Work required | Retype the lines beneath this one, from the first through the line containing "plt.rcParams['font.family'] = ['Liberation". Pictures are left out.

Data section |

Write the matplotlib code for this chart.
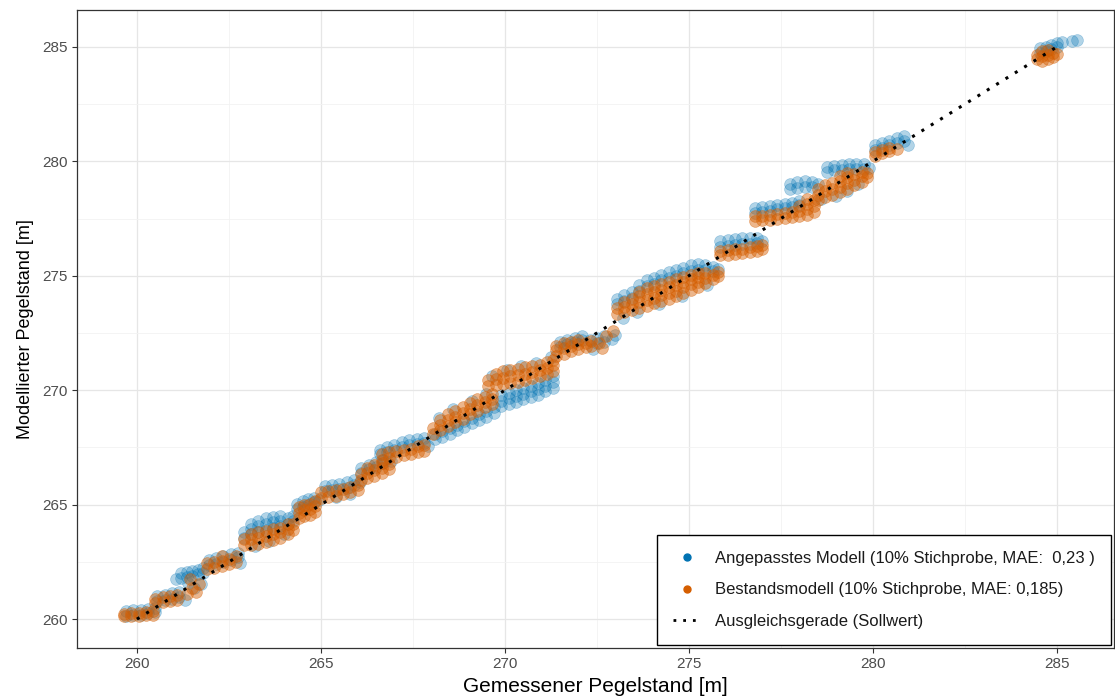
import matplotlib
matplotlib.use("Agg")
import matplotlib.pyplot as plt
from matplotlib.lines import Line2D

plt.rcParams['font.family'] = ['Liberation Sans', 'DejaVu Sans']

# ---------------- data ----------------
x_label = "Gemessener Pegelstand [m]"
y_label = "Modellierter Pegelstand [m]"
label_blue = "Angepasstes Modell (10% Stichprobe, MAE:  0,23 )"
label_orange = "Bestandsmodell (10% Stichprobe, MAE: 0,185)"
label_line = "Ausgleichsgerade (Sollwert)"
x_ticks = [260, 265, 270, 275, 280, 285]
y_ticks = [260, 265, 270, 275, 280, 285]
ideal_line = [260, 285]

# Angepasstes Modell (blue): measured value -> modelled values read at that column
blue_columns = [
    (259.7, [260.15, 260.35]), (259.9, [260.2, 260.38]), (260.1, [260.2, 260.4]), (260.3, [260.25, 260.45]),
    (260.5, [260.3, 260.5]),
    (260.55, [260.8, 261.0]), (260.75, [260.85, 261.05]), (260.95, [260.9, 261.12]), (261.15, [260.95, 261.18]),
    (261.3, [260.85]),
    (261.05, [261.75]), (261.2, [261.8, 262.0]), (261.35, [261.85, 262.05]), (261.5, [261.9, 262.1]),
    (261.65, [261.95, 262.15]), (261.8, [262.0, 262.22]), (261.55, [261.35]), (261.4, [261.6]), (261.75, [261.55]),
    (261.95, [262.35, 262.6]), (262.15, [262.4, 262.65]), (262.35, [262.5, 262.75]), (262.55, [262.6, 262.85]),
    (262.75, [262.7, 262.9]), (262.8, [262.45]),
    (262.9, [263.55, 263.8]), (263.1, [263.7, 263.95, 264.15]), (263.3, [263.8, 264.05, 264.3]),
    (263.5, [263.9, 264.15, 264.4]), (263.7, [264.0, 264.25, 264.45]), (263.9, [264.05, 264.3, 264.5]),
    (264.1, [264.15, 264.4]), (264.25, [264.3, 264.5]), (263.2, [263.2]), (263.6, [263.4]), (264.0, [263.7]),
    (264.35, [264.8, 265.05]), (264.5, [264.9, 265.15]), (264.65, [265.0, 265.25]), (264.8, [265.1, 265.3]),
    (264.95, [265.2]),
    (265.1, [265.6, 265.8]), (265.3, [265.65, 265.85]), (265.5, [265.7, 265.9]), (265.7, [265.75, 266.0]),
    (265.9, [265.85, 266.1]), (266.05, [266.0]), (265.4, [265.35]), (265.8, [265.45]),
    (266.1, [266.4, 266.6]), (266.3, [266.55, 266.75]), (266.5, [266.65, 266.85]), (266.7, [266.8, 266.95]),
    (266.9, [266.9]),
    (266.6, [267.2, 267.4]), (266.8, [267.3, 267.5]), (267.0, [267.4, 267.6]), (267.2, [267.5, 267.72]),
    (267.4, [267.6, 267.82]), (267.6, [267.65, 267.88]), (267.8, [267.7, 267.9]), (267.9, [267.55]),
    (268.1, [267.85, 268.1]), (268.3, [267.95, 268.2]), (268.5, [268.1, 268.35]), (268.7, [268.25, 268.5]),
    (268.9, [268.4, 268.65]), (269.1, [268.55, 268.8]), (269.3, [268.7, 268.95]), (269.5, [268.85, 269.1]),
    (269.7, [269.0, 269.25]), (268.2, [268.8]), (268.6, [269.2]), (269.1, [269.55]), (269.5, [269.85]),
    (269.9, [269.3, 269.55, 269.8]), (270.1, [269.4, 269.65, 269.9]), (270.3, [269.5, 269.75, 270.0]),
    (270.5, [269.6, 269.85, 270.1]), (270.7, [269.7, 269.95, 270.2]), (270.9, [269.8, 270.05, 270.3]),
    (271.1, [269.95, 270.2, 270.45]), (271.3, [270.1, 270.35, 270.6]),
    (269.65, [270.6]), (270.05, [270.9]), (270.45, [271.05]), (270.85, [271.2]), (271.25, [271.45]),
    (271.5, [271.9, 272.1]), (271.7, [272.0, 272.2]), (271.9, [272.1, 272.3]), (272.1, [272.2, 272.35]),
    (272.3, [272.2]), (272.5, [272.05, 272.3]), (272.7, [272.1, 272.35]), (272.9, [272.25]), (273.0, [272.4]),
    (272.4, [271.8]),
    (273.05, [273.75, 274.0]), (273.25, [273.9, 274.15]), (273.45, [274.05, 274.3]), (273.65, [274.35, 274.6]),
    (273.85, [274.55, 274.8]), (274.05, [274.65, 274.9]), (274.25, [274.8, 275.05]), (274.45, [274.9, 275.15]),
    (274.65, [275.0, 275.25]), (274.85, [275.1, 275.35]), (275.05, [275.2, 275.45]), (275.25, [275.25, 275.5]),
    (275.45, [275.25, 275.45]), (275.65, [275.2, 275.4]), (275.8, [275.3]),
    (273.2, [273.15]), (273.6, [273.4]), (274.2, [273.75]), (274.8, [274.1]), (275.5, [274.6]),
    (275.85, [276.25, 276.5]), (276.05, [276.3, 276.55]), (276.25, [276.35, 276.6]), (276.45, [276.4, 276.65]),
    (276.65, [276.4, 276.65]), (276.85, [276.45, 276.65]), (277.0, [276.5]),
    (276.8, [277.75, 277.95]), (277.0, [277.8, 278.0]), (277.2, [277.85, 278.05]), (277.4, [277.9, 278.1]),
    (277.6, [277.95, 278.15]), (277.8, [278.0, 278.2]), (278.0, [278.1, 278.25]),
    (277.75, [278.8, 279.0]), (277.95, [278.85, 279.1]), (278.15, [278.9, 279.15]), (278.35, [278.9, 279.1]),
    (278.5, [279.0]),
    (278.75, [279.55, 279.75]), (278.95, [279.6, 279.8]), (279.15, [279.62, 279.85]), (279.35, [279.65, 279.9]),
    (279.55, [279.65, 279.9]), (279.75, [279.65, 279.88]), (279.9, [279.7]),
    (279.0, [278.5]), (279.3, [278.7]), (279.6, [279.0]), (278.6, [278.35]),
    (280.05, [280.5, 280.7]), (280.25, [280.6, 280.8]), (280.45, [280.7, 280.9]), (280.65, [280.8, 281.0]),
    (280.85, [280.9, 281.1]), (280.95, [280.7]),
    (284.55, [284.75, 284.95]), (284.7, [284.8, 285.0]), (284.85, [284.9, 285.1]), (285.0, [285.0, 285.15]),
    (285.15, [285.2]), (285.4, [285.25]), (285.55, [285.3]),
]

# Bestandsmodell (orange): measured value -> modelled values read at that column
orange_columns = [
    (259.65, [260.12, 260.22]), (259.85, [260.12, 260.25]), (260.05, [260.13, 260.27]), (260.25, [260.16, 260.3]),
    (260.45, [260.2, 260.35]),
    (260.5, [260.7, 260.9]), (260.7, [260.75, 260.95]), (260.9, [260.8, 261.0]), (261.1, [260.85, 261.05]),
    (261.35, [261.1]), (261.5, [261.35]), (261.7, [261.55]), (261.45, [261.75]), (261.6, [261.2]),
    (261.9, [262.2, 262.45]), (262.1, [262.25, 262.5]), (262.3, [262.3, 262.55, 262.75]), (262.5, [262.4, 262.62]),
    (262.7, [262.5, 262.75]),
    (262.9, [263.25, 263.5]), (263.1, [263.25, 263.5, 263.7]), (263.3, [263.3, 263.55, 263.8]),
    (263.5, [263.38, 263.62, 263.85]), (263.7, [263.45, 263.7, 263.92]), (263.9, [263.55, 263.8, 264.0]),
    (264.1, [263.7, 263.95, 264.15]), (264.25, [263.9, 264.15]),
    (264.4, [264.4, 264.65, 264.9]), (264.55, [264.5, 264.75, 265.0]), (264.7, [264.55, 264.8, 265.05]),
    (264.85, [264.7, 264.95, 265.15]),
    (265.0, [265.3, 265.55]), (265.2, [265.35, 265.6]), (265.4, [265.4, 265.65]), (265.6, [265.45, 265.7]),
    (265.8, [265.55, 265.78]), (266.0, [265.65, 265.88]),
    (266.1, [266.1, 266.35]), (266.25, [266.15, 266.4, 266.6]), (266.45, [266.25, 266.5, 266.72]),
    (266.65, [266.4, 266.62, 266.82]), (266.85, [266.55, 266.78]),
    (266.65, [266.95, 267.2]), (266.85, [267.05, 267.28]), (267.05, [267.1, 267.35]), (267.25, [267.15, 267.4]),
    (267.45, [267.22, 267.45]), (267.65, [267.3, 267.55]), (267.8, [267.35, 267.6]),
    (268.05, [268.1, 268.35]), (268.25, [268.25, 268.5, 268.7]), (268.45, [268.45, 268.7, 268.95]),
    (268.65, [268.6, 268.85, 269.1]), (268.85, [268.75, 269.0, 269.25]), (269.05, [268.95, 269.2, 269.45]),
    (269.25, [269.1, 269.35, 269.6]), (269.45, [269.25, 269.5, 269.72]), (269.65, [269.4, 269.62, 269.82]),
    (269.55, [270.2, 270.45]), (269.75, [270.25, 270.5, 270.7]), (269.95, [270.28, 270.55, 270.82]),
    (270.15, [270.32, 270.6, 270.88]), (270.35, [270.38, 270.65, 270.92]), (270.55, [270.45, 270.72, 271.0]),
    (270.75, [270.52, 270.8, 271.05]), (270.95, [270.6, 270.88, 271.12]), (271.15, [270.72, 270.98, 271.22]),
    (271.3, [270.85, 271.1, 271.32]),
    (271.4, [271.5, 271.75, 271.95]), (271.6, [271.6, 271.85, 272.05]), (271.8, [271.7, 271.92, 272.12]),
    (272.0, [271.8, 272.0, 272.2]), (272.2, [271.88, 272.08]), (272.35, [271.95, 272.15]),
    (272.55, [272.05]), (272.75, [272.35]), (272.95, [272.6]), (272.65, [271.85]),
    (273.05, [273.35, 273.6]), (273.25, [273.4, 273.65, 273.85]), (273.45, [273.5, 273.75, 274.0]),
    (273.65, [273.6, 273.85, 274.1, 274.3]), (273.85, [273.7, 273.95, 274.2, 274.45]),
    (274.05, [273.8, 274.05, 274.3, 274.55]), (274.25, [273.9, 274.15, 274.4, 274.65]),
    (274.45, [274.0, 274.25, 274.5, 274.75]), (274.65, [274.1, 274.35, 274.6, 274.85]),
    (274.85, [274.25, 274.5, 274.72, 274.95]), (275.05, [274.4, 274.62, 274.85, 275.05]),
    (275.25, [274.5, 274.72, 274.95, 275.1]), (275.45, [274.7, 274.9, 275.1]), (275.65, [274.85, 275.05]),
    (275.8, [275.0, 275.15]),
    (275.85, [275.9, 276.1]), (276.05, [275.92, 276.12]), (276.25, [275.95, 276.15]), (276.45, [275.98, 276.18]),
    (276.65, [276.05, 276.25]), (276.85, [276.1, 276.3]), (277.0, [276.15, 276.35]),
    (276.8, [277.4, 277.6]), (277.0, [277.42, 277.62]), (277.2, [277.45, 277.65]), (277.4, [277.5, 277.7]),
    (277.6, [277.52, 277.75]), (277.8, [277.55, 277.8]), (278.0, [277.6, 277.85, 278.05]),
    (278.2, [277.65, 277.9, 278.15, 278.35]), (278.4, [277.8, 278.05, 278.3]),
    (278.5, [278.3, 278.55, 278.8]), (278.7, [278.45, 278.7, 278.95]), (278.9, [278.55, 278.8, 279.05]),
    (279.1, [278.65, 278.9, 279.15, 279.35]), (279.3, [278.8, 279.05, 279.3, 279.5]),
    (279.5, [278.95, 279.2, 279.45]), (279.7, [279.1, 279.35, 279.55]), (279.85, [279.3, 279.5]),
    (280.05, [280.25, 280.4]), (280.25, [280.35, 280.5]), (280.45, [280.45, 280.6]), (280.65, [280.55]),
    (284.45, [284.45, 284.65]), (284.6, [284.4, 284.6, 284.8]), (284.75, [284.45, 284.65, 284.85]),
    (284.9, [284.55, 284.75]), (285.0, [284.7]),
]

blue_x = [x for x, ys in blue_columns for _ in ys]
blue_y = [y for _, ys in blue_columns for y in ys]
orange_x = [x for x, ys in orange_columns for _ in ys]
orange_y = [y for _, ys in orange_columns for y in ys]

# ---------------- styling ----------------
BLUE = "#0072B2"
ORANGE = "#D55E00"
TXT = "#4D4D4D"

fig = plt.figure(figsize=(11.15, 7.0), dpi=100)
ax = fig.add_axes([0.069, 0.074, 0.930, 0.912])

ax.scatter(blue_x, blue_y, s=72, color=BLUE, alpha=0.30, edgecolors=BLUE, linewidths=0.5, zorder=2)
ax.scatter(orange_x, orange_y, s=72, color=ORANGE, alpha=0.45, edgecolors=ORANGE, linewidths=0.5, zorder=3)
ax.plot(ideal_line, ideal_line, color="black", linewidth=2.2, linestyle=(0, (1, 2.6)), zorder=4)

ax.set_xlim(258.37, 286.55)
ax.set_ylim(258.73, 286.62)
ax.set_xticks(x_ticks)
ax.set_yticks(y_ticks)
ax.set_xticks([262.5, 267.5, 272.5, 277.5, 282.5], minor=True)
ax.set_yticks([262.5, 267.5, 272.5, 277.5, 282.5], minor=True)
ax.grid(which="major", color="#E6E6E6", linewidth=0.9, zorder=0)
ax.grid(which="minor", color="#F2F2F2", linewidth=0.6, zorder=0)
ax.set_axisbelow(True)
ax.tick_params(which="major", length=3.5, width=0.8, color="#333333", labelcolor=TXT, labelsize=11, pad=3)
ax.tick_params(which="minor", length=0)
for sp in ax.spines.values():
    sp.set_color("#333333")
    sp.set_linewidth(0.9)

ax.set_xlabel(x_label, fontsize=15, color="black", labelpad=4)
ax.set_ylabel(y_label, fontsize=13, color="black", labelpad=6)

handles = [
    Line2D([], [], marker="o", linestyle="none", color=BLUE, markersize=5),
    Line2D([], [], marker="o", linestyle="none", color=ORANGE, markersize=5),
    Line2D([], [], color="black", linewidth=2, linestyle=(0, (1, 2.5))),
]
leg = ax.legend(handles, [label_blue, label_orange, label_line], loc="lower right",
                bbox_to_anchor=(1.0, 0.0), borderaxespad=0.2, fontsize=12,
                frameon=True, fancybox=False, handlelength=1.6, handletextpad=0.9,
                labelspacing=1.0, borderpad=0.95)
leg.get_frame().set_edgecolor("black")
leg.get_frame().set_linewidth(1.0)
leg.get_frame().set_alpha(1.0)
for t in leg.get_texts():
    t.set_color("#1A1A1A")

fig.savefig("out.png", dpi=100)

Response for this exercise |
Write the matplotlib code for this chart.
import matplotlib
matplotlib.use("Agg")
import matplotlib.pyplot as plt
from matplotlib.lines import Line2D

plt.rcParams['font.family'] = ['Liberation Sans', 'DejaVu Sans']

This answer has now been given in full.